_DATA EXTRACT_
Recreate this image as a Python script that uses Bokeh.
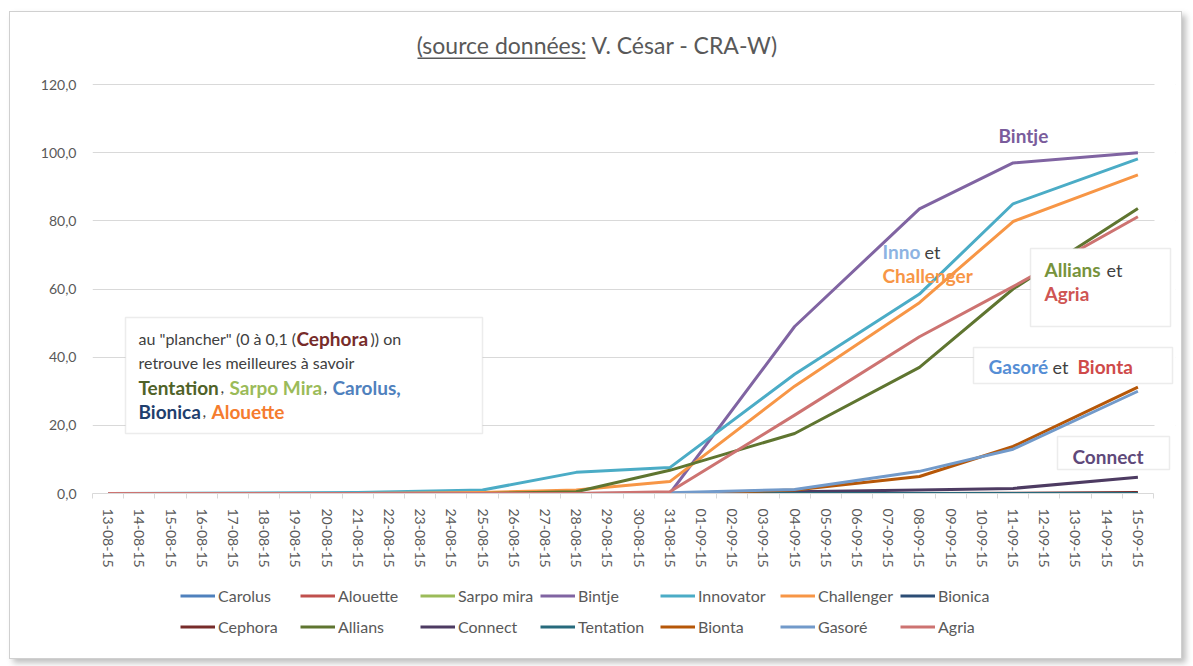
from bokeh.plotting import figure
from bokeh.layouts import column
from bokeh.models import Range1d, FixedTicker, Label, BoxAnnotation, Legend, LegendItem
from bokeh.embed import file_html
from bokeh.resources import INLINE

# ---------------- data ----------------
all_dates = ["13-08-15", "14-08-15", "15-08-15", "16-08-15", "17-08-15", "18-08-15",
             "19-08-15", "20-08-15", "21-08-15", "22-08-15", "23-08-15", "24-08-15",
             "25-08-15", "26-08-15", "27-08-15", "28-08-15", "29-08-15", "30-08-15",
             "31-08-15", "01-09-15", "02-09-15", "03-09-15", "04-09-15", "05-09-15",
             "06-09-15", "07-09-15", "08-09-15", "09-09-15", "10-09-15", "11-09-15",
             "12-09-15", "13-09-15", "14-09-15", "15-09-15"]
obs_dates = ["13-08-15", "21-08-15", "25-08-15", "28-08-15", "31-08-15",
             "04-09-15", "08-09-15", "11-09-15", "15-09-15"]

carolus    = [0, 0, 0, 0, 0, 0, 0, 0, 0]
alouette   = [0, 0, 0, 0, 0, 0, 0, 0, 0]
sarpo_mira = [0, 0, 0, 0, 0, 0, 0, 0, 0]
bintje     = [0, 0, 0, 0, 0, 49.0, 83.5, 97.0, 100.0]
innovator  = [0, 0.3, 1.0, 6.2, 7.6, 35.0, 58.5, 85.0, 98.2]
challenger = [0, 0, 0.3, 1.0, 3.5, 31.5, 56.0, 79.8, 93.5]
bionica    = [0, 0, 0, 0, 0, 0, 0, 0, 0]
cephora    = [0, 0, 0, 0, 0, 0, 0, 0.1, 0.3]
allians    = [0, 0, 0, 0.5, 6.8, 17.6, 37.0, 60.0, 83.6]
connect    = [0, 0, 0, 0, 0, 0.5, 1.0, 1.5, 4.8]
tentation  = [0, 0, 0, 0, 0, 0, 0, 0, 0]
bionta     = [0, 0, 0, 0, 0, 1.0, 5.0, 13.8, 31.2]
gasore     = [0, 0, 0, 0, 0.2, 1.2, 6.5, 13.0, 30.0]
agria      = [0, 0, 0, 0, 0.5, 23.0, 46.0, 60.7, 81.2]

series_names = ["Carolus", "Alouette", "Sarpo mira", "Bintje", "Innovator", "Challenger",
                "Bionica", "Cephora", "Allians", "Connect", "Tentation", "Bionta",
                "Gasoré", "Agria"]
series_values = [carolus, alouette, sarpo_mira, bintje, innovator, challenger, bionica,
                 cephora, allians, connect, tentation, bionta, gasore, agria]
series_colors = ["#4f81bd", "#c0504d", "#9bbb59", "#8064a2", "#4bacc6", "#f79646",
                 "#2c4d75", "#772c2a", "#5f7530", "#4d3b62", "#276a7c", "#b65708",
                 "#729aca", "#cd7371"]

y_ticks = [0, 20, 40, 60, 80, 100, 120]
y_tick_labels = ["0,0", "20,0", "40,0", "60,0", "80,0", "100,0", "120,0"]
Y_MAX = 120

# ---------------- layout ----------------
OX, OY = 10, 12            # page position of the chart
CW = 1171                  # chart width
SPLIT, BOTTOM = 575, 658   # page y where the legend strip starts / chart ends
L, R, T, B = 92, 1153, 84, 493   # plot area (as in the reference) in page pixels
FR, FT = 1175, 28                 # drawable frame extends right/up for the text boxes
LEG_LEFT = 180                    # page x of the legend boxes
ROW_TOPS = (575, 606)             # page y of the two legend rows
ROW_H = 31
FONT = "Lato"
GREY = "#595959"
DARK = "#404040"

PXX = (R - L) / len(all_dates)      # pixels per category
PXY = (B - T) / Y_MAX               # pixels per unit

def XD(px):
    return -0.5 + (px - L) / PXX

def YD(py):
    return (B - py) / PXY

p = figure(frame_width=FR - L, frame_height=B - FT,
           output_backend="svg", toolbar_location=None,
           x_range=Range1d(-0.5, XD(FR)), y_range=Range1d(0, YD(FT)),
           min_border_left=L - OX, min_border_right=OX + CW - FR,
           min_border_top=FT - OY, min_border_bottom=SPLIT - B)
p.outline_line_color = None
p.background_fill_color = "white"
p.border_fill_color = "white"

xs = [all_dates.index(d) for d in obs_dates]
for name, vals, col in zip(series_names, series_values, series_colors):
    p.line(xs, vals, line_color=col, line_width=3, line_join="round")

# axes
p.xaxis.bounds = (-0.5, len(all_dates) - 0.5)
p.xaxis.ticker = FixedTicker(ticks=list(range(len(all_dates))),
                             minor_ticks=[i - 0.5 for i in range(len(all_dates) + 1)])
p.xaxis.major_label_overrides = {i: d for i, d in enumerate(all_dates)}
p.xaxis.major_label_orientation = "vertical"
p.xaxis.major_tick_line_color = None
p.xaxis.major_tick_in = 0
p.xaxis.major_tick_out = 0
p.xaxis.minor_tick_in = 0
p.xaxis.minor_tick_out = 5
p.xaxis.minor_tick_line_color = "#d9d9d9"
p.xaxis.axis_line_color = "#d9d9d9"
p.xaxis.major_label_standoff = 10
p.xaxis.major_label_text_color = GREY
p.xaxis.major_label_text_font = FONT
p.xaxis.major_label_text_font_size = "14px"

p.yaxis.ticker = FixedTicker(ticks=y_ticks, minor_ticks=[])
p.yaxis.major_label_overrides = {t: s for t, s in zip(y_ticks, y_tick_labels)}
p.yaxis.axis_line_color = None
p.yaxis.major_tick_line_color = None
p.yaxis.major_tick_in = 0
p.yaxis.major_tick_out = 0
p.yaxis.minor_tick_line_color = None
p.yaxis.major_label_standoff = 16
p.yaxis.major_label_text_color = GREY
p.yaxis.major_label_text_font = FONT
p.yaxis.major_label_text_font_size = "14px"

p.xgrid.grid_line_color = None
p.ygrid.grid_line_color = "#d9d9d9"

# hide the grid lines beyond the plot area on the right
p.add_layout(BoxAnnotation(left=len(all_dates) - 0.5 + 1 / PXX, right=XD(FR + 5),
                           bottom=YD(B + 5), top=YD(FT),
                           fill_color="white", fill_alpha=1, line_color=None))

def box(l, r, t, b, fill="white", line="#bfbfbf"):
    p.add_layout(BoxAnnotation(left=XD(l), right=XD(r), top=YD(t), bottom=YD(b),
                               fill_color=fill, fill_alpha=1,
                               line_color=line, line_width=1.5))

def txt(x, y, s, color=DARK, bold=False, size="16px"):
    p.add_layout(Label(x=XD(x), y=YD(y), text=s, text_align="left",
                       text_baseline="middle", text_font=FONT, text_font_size=size,
                       text_color=color, text_font_style="bold" if bold else "normal"))

# title
p.add_layout(Label(x=XD(597), y=YD(44), text="(source données: V. César - CRA-W)",
                   text_align="center", text_baseline="middle", text_font=FONT,
                   text_font_size="23px", text_color=GREY))
box(417, 585, 57, 58.5, fill=GREY, line=None)

# left box
box(125, 482, 317, 433)
txt(138, 338, "au \"plancher\" (0 à 0,1 (")
txt(296, 338, "Cephora", "#772c2a", True, "19px")
txt(370, 338, ")) on")
txt(138, 362, "retrouve les meilleures à savoir")
txt(138, 387, "Tentation", "#4f6228", True, "19px")
txt(220, 387, ",")
txt(229, 387, "Sarpo Mira", "#9bbb59", True, "19px")
txt(323, 387, ",")
txt(332, 387, "Carolus,", "#4f81bd", True, "19px")
txt(138, 411, "Bionica", "#1f3f6e", True, "19px")
txt(202, 411, ",")
txt(211, 411, "Alouette", "#f57c2e", True, "19px")

# Bintje
txt(998, 135, "Bintje", "#7a5c9c", True, "19px")
# Inno et Challenger
txt(882, 251, "Inno", "#8db3e2", True, "19px")
txt(924, 251, "et", DARK, False, "18px")
txt(882, 275, "Challenger", "#f79646", True, "19px")
# Allians et Agria
box(1030, 1170, 248, 326)
txt(1044, 269, "Allians", "#77933c", True, "19px")
txt(1106, 269, "et", DARK, False, "18px")
txt(1044, 293, "Agria", "#cf5553", True, "19px")
# Gasoré et Bionta
box(973, 1172, 347, 383)
txt(988, 366, "Gasoré", "#558ed5", True, "19px")
txt(1052, 366, "et", DARK, False, "18px")
txt(1077, 366, "Bionta", "#cf4a4a", True, "19px")
# Connect
box(1057, 1169, 436, 469)
txt(1072, 456, "Connect", "#5f497a", True, "19px")

# ---------------- legend strip (same frame columns as the chart) ----------------
LF_H = BOTTOM - SPLIT
lf = figure(frame_width=FR - L, frame_height=LF_H,
            output_backend="svg", toolbar_location=None,
            x_axis_type=None, y_axis_type=None,
            x_range=Range1d(-0.5, XD(FR)), y_range=Range1d(1000, 1001),
            min_border_left=L - OX, min_border_right=OX + CW - FR,
            min_border_top=0, min_border_bottom=0)
lf.outline_line_color = None
lf.background_fill_color = "white"
lf.border_fill_color = "white"

# same series in the strip (outside its visible y range) to provide legend swatches
leg_renderers = [lf.line(xs, vals, line_color=c, line_width=3)
                 for vals, c in zip(series_values, series_colors)]
items = [LegendItem(label=n, renderers=[r]) for n, r in zip(series_names, leg_renderers)]
for row, top in ((items[:7], ROW_TOPS[0]), (items[7:], ROW_TOPS[1])):
    vy = BOTTOM - top - ROW_H
    lg = Legend(items=row, orientation="horizontal", location=(LEG_LEFT - L, vy),
                border_line_color=None, background_fill_alpha=0,
                label_text_font=FONT, label_text_font_size="16px",
                label_text_color=GREY, glyph_width=35, glyph_height=21,
                label_height=21, label_width=80, label_standoff=3, spacing=2,
                margin=0, padding=5)
    lf.add_layout(lg, "center")

layout = column(p, lf, spacing=0)
layout.styles = {"margin-left": "9px", "margin-top": "11px",
                 "border": "1px solid #d0d0d0",
                 "box-shadow": "4px 4px 6px rgba(0,0,0,0.25)"}

open("out.html", "w").write(file_html(layout, INLINE))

_REQUIREMENT_
Restate the data word for word from its first line through the line with "from bokeh.resources import INLINE", leaving out any picture along the way.

_ANSWER IN FULL_
Recreate this image as a Python script that uses Bokeh.
from bokeh.plotting import figure
from bokeh.layouts import column
from bokeh.models import Range1d, FixedTicker, Label, BoxAnnotation, Legend, LegendItem
from bokeh.embed import file_html
from bokeh.resources import INLINE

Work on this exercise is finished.